Last final stable checkpoint
#1
by
umarbutler
- opened
Is it correct to assume that the final LR-stable (non-decay) checkpoint is ep0-ba49552-rank0.pt
?
Additionally, is this the right way of loading that checkpoint?
BASE_MODEL_NAME = "answerdotai/ModernBERT-large"
BASE_MODEL_CHECKPOINT = (
"answerdotai/ModernBERT-large-training-checkpoints",
"context-extension/ep0-ba49552-rank0.pt",
)
base_model_checkpoint_path = hf_hub_download(
repo_id=BASE_MODEL_CHECKPOINT[0],
filename=BASE_MODEL_CHECKPOINT[1],
repo_type="model",
)
base_model_checkpoint = torch.load(base_model_checkpoint_path, map_location="cpu")["state"]

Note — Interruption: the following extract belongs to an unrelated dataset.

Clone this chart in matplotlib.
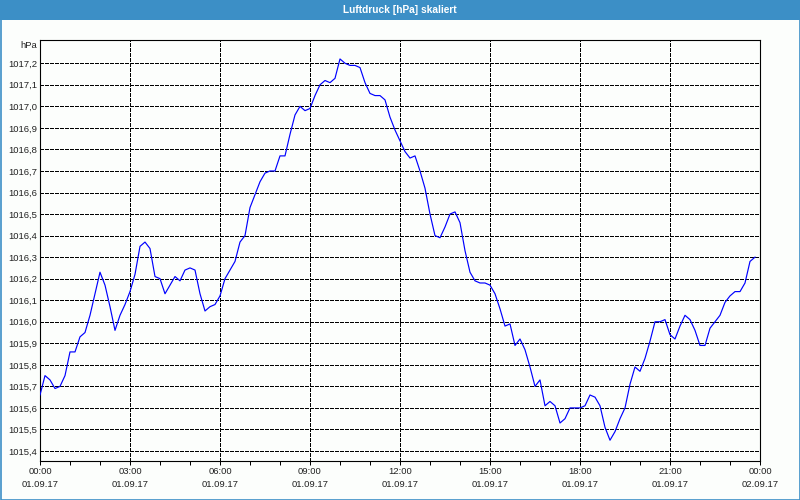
import matplotlib
matplotlib.use("Agg")
import matplotlib.pyplot as plt
import matplotlib.dates as mdates
from matplotlib.patches import Rectangle
from matplotlib.ticker import FuncFormatter
import pandas as pd

title = "Luftdruck [hPa] skaliert"
unit = "hPa"
start = "2017-09-01 00:00"
end = "2017-09-02 00:00"

values = [
    1015.66, 1015.75, 1015.73, 1015.69, 1015.70, 1015.75,
    1015.86, 1015.86, 1015.93, 1015.95, 1016.03, 1016.13,
    1016.23, 1016.17, 1016.07, 1015.96, 1016.03, 1016.08,
    1016.14, 1016.22, 1016.35, 1016.37, 1016.34, 1016.21,
    1016.20, 1016.13, 1016.17, 1016.21, 1016.19, 1016.24,
    1016.25, 1016.24, 1016.13, 1016.05, 1016.07, 1016.08,
    1016.12, 1016.20, 1016.24, 1016.28, 1016.37, 1016.40,
    1016.53, 1016.59, 1016.65, 1016.69, 1016.70, 1016.70,
    1016.77, 1016.77, 1016.87, 1016.96, 1017.00, 1016.98,
    1016.99, 1017.05, 1017.10, 1017.12, 1017.11, 1017.13,
    1017.22, 1017.20, 1017.19, 1017.19, 1017.18, 1017.11,
    1017.06, 1017.05, 1017.05, 1017.03, 1016.95, 1016.89,
    1016.84, 1016.79, 1016.76, 1016.77, 1016.70, 1016.62,
    1016.50, 1016.40, 1016.39, 1016.44, 1016.50, 1016.51,
    1016.46, 1016.33, 1016.23, 1016.19, 1016.18, 1016.18,
    1016.17, 1016.13, 1016.06, 1015.98, 1015.99, 1015.89,
    1015.92, 1015.87, 1015.79, 1015.70, 1015.73, 1015.61,
    1015.63, 1015.61, 1015.53, 1015.55, 1015.60, 1015.60,
    1015.60, 1015.61, 1015.66, 1015.65, 1015.61, 1015.51,
    1015.45, 1015.49, 1015.55, 1015.60, 1015.71, 1015.79,
    1015.77, 1015.83, 1015.91, 1016.00, 1016.00, 1016.01,
    1015.94, 1015.92, 1015.98, 1016.03, 1016.01, 1015.96,
    1015.89, 1015.89, 1015.97, 1016.00, 1016.03, 1016.09,
    1016.12, 1016.14, 1016.14, 1016.18, 1016.28, 1016.30,
]
times = pd.date_range(start, periods=len(values), freq="10min")

ytick_values = [1015.4, 1015.5, 1015.6, 1015.7, 1015.8, 1015.9, 1016.0,
                1016.1, 1016.2, 1016.3, 1016.4, 1016.5, 1016.6, 1016.7,
                1016.8, 1016.9, 1017.0, 1017.1, 1017.2]

FONT = "Liberation Sans"
FS = 6.8
BLUE_BAR = "#3c8fc6"
BG = "#fcfefc"

fig = plt.figure(figsize=(8, 5), dpi=100, facecolor=BG)
W, H = 800, 500

# title bar and outer frame
fig.patches.append(Rectangle((0, 1 - 20 / H), 1, 20 / H, transform=fig.transFigure,
                             facecolor=BLUE_BAR, edgecolor="none", zorder=0))
fig.patches.append(Rectangle((0.5 / W, 0.5 / H), 1 - 1 / W, 1 - 1 / H, transform=fig.transFigure,
                             facecolor="none", edgecolor=BLUE_BAR, lw=1.2, zorder=5))
fig.text(0.5, 1 - 10 / H, title, color="white", fontweight="bold", fontsize=7.3,
         family=FONT, ha="center", va="center")

ax = fig.add_axes([40 / W, (H - 460.7) / H, 720 / W, (460.7 - 40) / H])
ax.set_facecolor(BG)
ax.plot(times, values, color="#0000ff", lw=0.85, zorder=3)

ax.set_ylim(1015.355, 1017.308)
ax.set_xlim(pd.Timestamp(start), pd.Timestamp(end))
ax.set_yticks(ytick_values)
ax.yaxis.set_major_formatter(FuncFormatter(lambda v, p: f"{v:.1f}".replace(".", ",")))

ax.xaxis.set_major_locator(mdates.HourLocator(byhour=range(0, 24, 3)))
ax.xaxis.set_minor_locator(mdates.HourLocator())
ax.xaxis.set_major_formatter(mdates.DateFormatter("%H:%M\n%d.%m.%y"))

ax.grid(True, which="major", color="black", lw=0.72, linestyle=(0, (3, 2)),
        antialiased=False)
ax.tick_params(axis="y", length=0, pad=2.2, labelsize=FS, labelcolor="#222222")
ax.tick_params(axis="x", which="both", length=3, width=0.72, direction="out", pad=1.5,
               labelsize=FS, labelcolor="#222222")
for lab in ax.get_xticklabels() + ax.get_yticklabels():
    lab.set_family(FONT)
for lab in ax.get_xticklabels():
    lab.set_linespacing(1.55)
for s in ax.spines.values():
    s.set_color("black")
    s.set_linewidth(0.8)

fig.text(37 / W, 1 - 45 / H, unit, ha="right", va="center", fontsize=FS, family=FONT,
         color="#222222")

fig.savefig("out.png", dpi=100, facecolor=BG)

model_state = base_model_checkpoint["model"]
model_state_key_map = {
k: k.replace(".bert", "")
.replace(".encoder", "")
.replace("model.head", "head")
.replace("model.decoder", "decoder")
for k in model_state
}
model_state = {model_state_key_map[k]: v for k, v in model_state.items()}
base_model.load_state_dict(model_state)